*What to produce*
Reproduce the full listing below unchanged, apart from the pictures.

*Raw data*
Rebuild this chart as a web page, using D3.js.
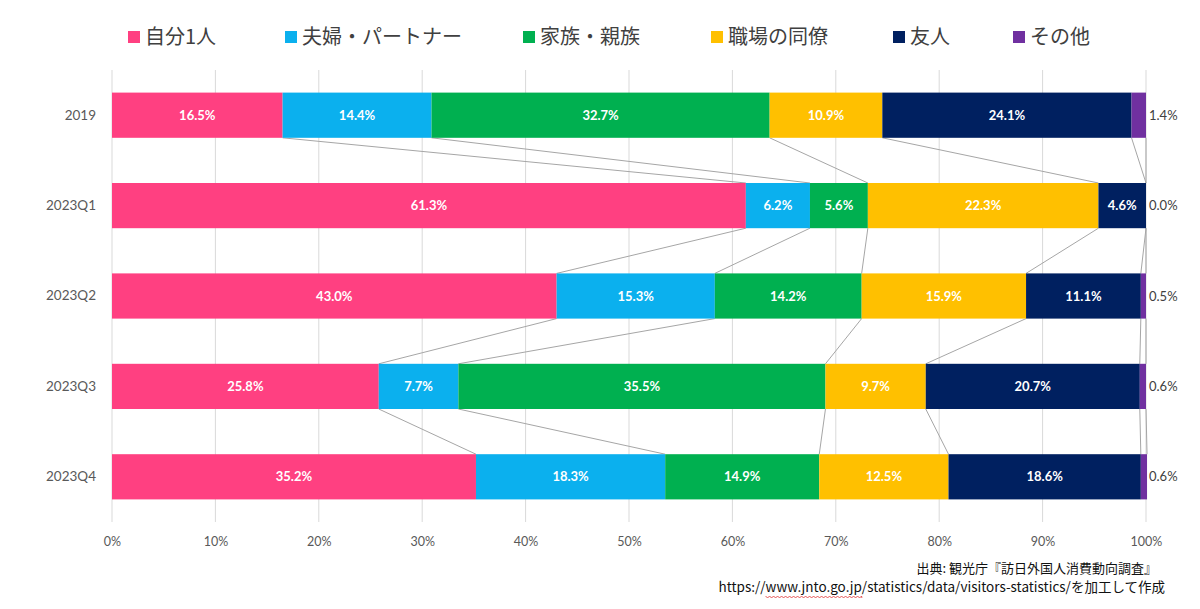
<!DOCTYPE html>
<html><head><meta charset="utf-8">
<script src="https://cdn.jsdelivr.net/npm/d3@7"></script>
<style>
html,body{margin:0;padding:0;background:#fff;}
svg{display:block;}
</style></head>
<body>
<svg id="chart" width="1200" height="609"></svg>
<script>
const categories = ["2019","2023Q1","2023Q2","2023Q3","2023Q4"];
const seriesNames = ["自分1人","夫婦・パートナー","家族・親族","職場の同僚","友人","その他"];
const seriesColors = ["#FF4081","#0BB0EE","#00B050","#FFC000","#002060","#7030A0"];
const alone   = [16.5, 61.3, 43.0, 25.8, 35.2];
const couple  = [14.4,  6.2, 15.3,  7.7, 18.3];
const family  = [32.7,  5.6, 14.2, 35.5, 14.9];
const coworker= [10.9, 22.3, 15.9,  9.7, 12.5];
const friends = [24.1,  4.6, 11.1, 20.7, 18.6];
const other   = [ 1.4,  0.0,  0.5,  0.6,  0.6];
const tickValues = [0,10,20,30,40,50,60,70,80,90,100];
const sourceLine1 = "出典: 観光庁『訪日外国人消費動向調査』";
const sourceLine2 = "https://www.jnto.go.jp/statistics/data/visitors-statistics/を加工して作成";

const seriesValues = [alone, couple, family, coworker, friends, other];
const rows = categories.map((c,i)=>{const r={cat:c}; seriesNames.forEach((s,j)=>r[s]=seriesValues[j][i]); return r;});
const stack = d3.stack().keys(seriesNames)(rows);

const svg = d3.select("#chart");
const numFont = "Lato, 'Open Sans', sans-serif";
const jpFont = "'Noto Sans CJK JP', 'Noto Sans', sans-serif";

const x = d3.scaleLinear().domain([0,100]).range([112,1146]);
const y = d3.scaleBand().domain(categories).range([70,522]).paddingInner(0.5).paddingOuter(0.25);

// gridlines
svg.append("g").selectAll("line").data(tickValues).join("line")
  .attr("x1",d=>x(d)).attr("x2",d=>x(d)).attr("y1",70).attr("y2",522)
  .attr("stroke","#d9d9d9").attr("stroke-width",1);

// x tick labels
const xAxis = svg.append("g").attr("transform","translate(0,522)")
  .call(d3.axisBottom(x).tickValues(tickValues).tickFormat(d=>d+"%").tickSize(0).tickPadding(15));
xAxis.select(".domain").remove();
xAxis.selectAll("text").attr("fill","#595959").attr("font-size",12.5).attr("font-family",numFont);

// y labels
const yAxis = svg.append("g").attr("transform","translate(96,0)")
  .call(d3.axisLeft(y).tickSize(0).tickPadding(0));
yAxis.select(".domain").remove();
yAxis.selectAll("text").attr("fill","#595959").attr("font-size",13.5).attr("font-family",numFont);

// series lines
const lineG = svg.append("g");
stack.forEach(layer=>{
  for(let i=0;i<categories.length-1;i++){
    lineG.append("line")
      .attr("x1",x(layer[i][1])).attr("y1",y(categories[i])+y.bandwidth())
      .attr("x2",x(layer[i+1][1])).attr("y2",y(categories[i+1]))
      .attr("stroke","#a6a6a6").attr("stroke-width",1);
  }
});

// bars
const barG = svg.append("g");
stack.forEach((layer,j)=>{
  barG.append("g").attr("fill",seriesColors[j]).selectAll("rect").data(layer).join("rect")
    .attr("x",d=>x(d[0])).attr("width",d=>x(d[1])-x(d[0]))
    .attr("y",d=>y(d.data.cat)).attr("height",y.bandwidth());
});

// labels
stack.forEach((layer,j)=>{
  const last = j===seriesNames.length-1;
  svg.append("g").selectAll("text").data(layer).join("text")
    .attr("x",d=> last ? x(100)+3 : (x(d[0])+x(d[1]))/2)
    .attr("y",d=>y(d.data.cat)+y.bandwidth()/2)
    .attr("dy","0.35em")
    .attr("text-anchor", last ? "start" : "middle")
    .attr("fill", last ? "#404040" : "#ffffff")
    .attr("font-weight", last ? "normal" : "bold")
    .attr("font-size",13).attr("font-family",numFont)
    .text(d=>(d[1]-d[0]).toFixed(1)+"%");
});

// legend
const legendX = [128,285,523,711,893,1013];
const lg = svg.append("g");
seriesNames.forEach((s,j)=>{
  lg.append("rect").attr("x",legendX[j]).attr("y",31).attr("width",12).attr("height",12).attr("fill",seriesColors[j]);
  lg.append("text").attr("x",legendX[j]+17).attr("y",37).attr("dy","0.36em")
    .attr("font-size",20).attr("font-family",jpFont).attr("fill","#404040").text(s);
});

// source
svg.append("text").attr("x",1157).attr("y",573).attr("text-anchor","end")
  .attr("font-size",13).attr("font-family",jpFont).attr("fill","#111").text(sourceLine1);
const src2 = svg.append("text").attr("x",1165).attr("y",592).attr("text-anchor","end")
  .attr("font-size",13.5).attr("font-family",jpFont).attr("fill","#111").text(sourceLine2);

// spell-check style wavy underline under the domain part
try {
  const node = src2.node();
  const full = node.getComputedTextLength();
  const start = 1165 - full;
  const i0 = sourceLine2.indexOf("www");
  const i1 = sourceLine2.indexOf(".jp") + 3;
  const sx = start + node.getSubStringLength(0, i0);
  const ex = start + node.getSubStringLength(0, i1);
  let p = `M${sx},596`;
  for (let xx = sx, k = 0; xx < ex; xx += 2, k++) p += ` L${Math.min(xx+2,ex)},${k%2===0?598:596}`;
  svg.append("path").attr("d",p).attr("fill","none").attr("stroke","#e03030").attr("stroke-width",0.8);
} catch(e) {}
</script>
</body></html>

*Expected output*
Rebuild this chart as a web page, using D3.js.
<!DOCTYPE html>
<html><head><meta charset="utf-8">
<script src="https://cdn.jsdelivr.net/npm/d3@7"></script>
<style>
html,body{margin:0;padding:0;background:#fff;}
svg{display:block;}
</style></head>
<body>
<svg id="chart" width="1200" height="609"></svg>
<script>
const categories = ["2019","2023Q1","2023Q2","2023Q3","2023Q4"];
const seriesNames = ["自分1人","夫婦・パートナー","家族・親族","職場の同僚","友人","その他"];
const seriesColors = ["#FF4081","#0BB0EE","#00B050","#FFC000","#002060","#7030A0"];
const alone   = [16.5, 61.3, 43.0, 25.8, 35.2];
const couple  = [14.4,  6.2, 15.3,  7.7, 18.3];
const family  = [32.7,  5.6, 14.2, 35.5, 14.9];
const coworker= [10.9, 22.3, 15.9,  9.7, 12.5];
const friends = [24.1,  4.6, 11.1, 20.7, 18.6];
const other   = [ 1.4,  0.0,  0.5,  0.6,  0.6];
const tickValues = [0,10,20,30,40,50,60,70,80,90,100];
const sourceLine1 = "出典: 観光庁『訪日外国人消費動向調査』";
const sourceLine2 = "https://www.jnto.go.jp/statistics/data/visitors-statistics/を加工して作成";

const seriesValues = [alone, couple, family, coworker, friends, other];
const rows = categories.map((c,i)=>{const r={cat:c}; seriesNames.forEach((s,j)=>r[s]=seriesValues[j][i]); return r;});
const stack = d3.stack().keys(seriesNames)(rows);

const svg = d3.select("#chart");
const numFont = "Lato, 'Open Sans', sans-serif";
const jpFont = "'Noto Sans CJK JP', 'Noto Sans', sans-serif";

const x = d3.scaleLinear().domain([0,100]).range([112,1146]);
const y = d3.scaleBand().domain(categories).range([70,522]).paddingInner(0.5).paddingOuter(0.25);

// gridlines
svg.append("g").selectAll("line").data(tickValues).join("line")
  .attr("x1",d=>x(d)).attr("x2",d=>x(d)).attr("y1",70).attr("y2",522)
  .attr("stroke","#d9d9d9").attr("stroke-width",1);

// x tick labels
const xAxis = svg.append("g").attr("transform","translate(0,522)")
  .call(d3.axisBottom(x).tickValues(tickValues).tickFormat(d=>d+"%").tickSize(0).tickPadding(15));
xAxis.select(".domain").remove();
xAxis.selectAll("text").attr("fill","#595959").attr("font-size",12.5).attr("font-family",numFont);

// y labels
const yAxis = svg.append("g").attr("transform","translate(96,0)")
  .call(d3.axisLeft(y).tickSize(0).tickPadding(0));
yAxis.select(".domain").remove();
yAxis.selectAll("text").attr("fill","#595959").attr("font-size",13.5).attr("font-family",numFont);

// series lines
const lineG = svg.append("g");
stack.forEach(layer=>{
  for(let i=0;i<categories.length-1;i++){
    lineG.append("line")
      .attr("x1",x(layer[i][1])).attr("y1",y(categories[i])+y.bandwidth())
      .attr("x2",x(layer[i+1][1])).attr("y2",y(categories[i+1]))
      .attr("stroke","#a6a6a6").attr("stroke-width",1);
  }
});

// bars
const barG = svg.append("g");
stack.forEach((layer,j)=>{
  barG.append("g").attr("fill",seriesColors[j]).selectAll("rect").data(layer).join("rect")
    .attr("x",d=>x(d[0])).attr("width",d=>x(d[1])-x(d[0]))
    .attr("y",d=>y(d.data.cat)).attr("height",y.bandwidth());
});

// labels
stack.forEach((layer,j)=>{
  const last = j===seriesNames.length-1;
  svg.append("g").selectAll("text").data(layer).join("text")
    .attr("x",d=> last ? x(100)+3 : (x(d[0])+x(d[1]))/2)
    .attr("y",d=>y(d.data.cat)+y.bandwidth()/2)
    .attr("dy","0.35em")
    .attr("text-anchor", last ? "start" : "middle")
    .attr("fill", last ? "#404040" : "#ffffff")
    .attr("font-weight", last ? "normal" : "bold")
    .attr("font-size",13).attr("font-family",numFont)
    .text(d=>(d[1]-d[0]).toFixed(1)+"%");
});

// legend
const legendX = [128,285,523,711,893,1013];
const lg = svg.append("g");
seriesNames.forEach((s,j)=>{
  lg.append("rect").attr("x",legendX[j]).attr("y",31).attr("width",12).attr("height",12).attr("fill",seriesColors[j]);
  lg.append("text").attr("x",legendX[j]+17).attr("y",37).attr("dy","0.36em")
    .attr("font-size",20).attr("font-family",jpFont).attr("fill","#404040").text(s);
});

// source
svg.append("text").attr("x",1157).attr("y",573).attr("text-anchor","end")
  .attr("font-size",13).attr("font-family",jpFont).attr("fill","#111").text(sourceLine1);
const src2 = svg.append("text").attr("x",1165).attr("y",592).attr("text-anchor","end")
  .attr("font-size",13.5).attr("font-family",jpFont).attr("fill","#111").text(sourceLine2);

// spell-check style wavy underline under the domain part
try {
  const node = src2.node();
  const full = node.getComputedTextLength();
  const start = 1165 - full;
  const i0 = sourceLine2.indexOf("www");
  const i1 = sourceLine2.indexOf(".jp") + 3;
  const sx = start + node.getSubStringLength(0, i0);
  const ex = start + node.getSubStringLength(0, i1);
  let p = `M${sx},596`;
  for (let xx = sx, k = 0; xx < ex; xx += 2, k++) p += ` L${Math.min(xx+2,ex)},${k%2===0?598:596}`;
  svg.append("path").attr("d",p).attr("fill","none").attr("stroke","#e03030").attr("stroke-width",0.8);
} catch(e) {}
</script>
</body></html>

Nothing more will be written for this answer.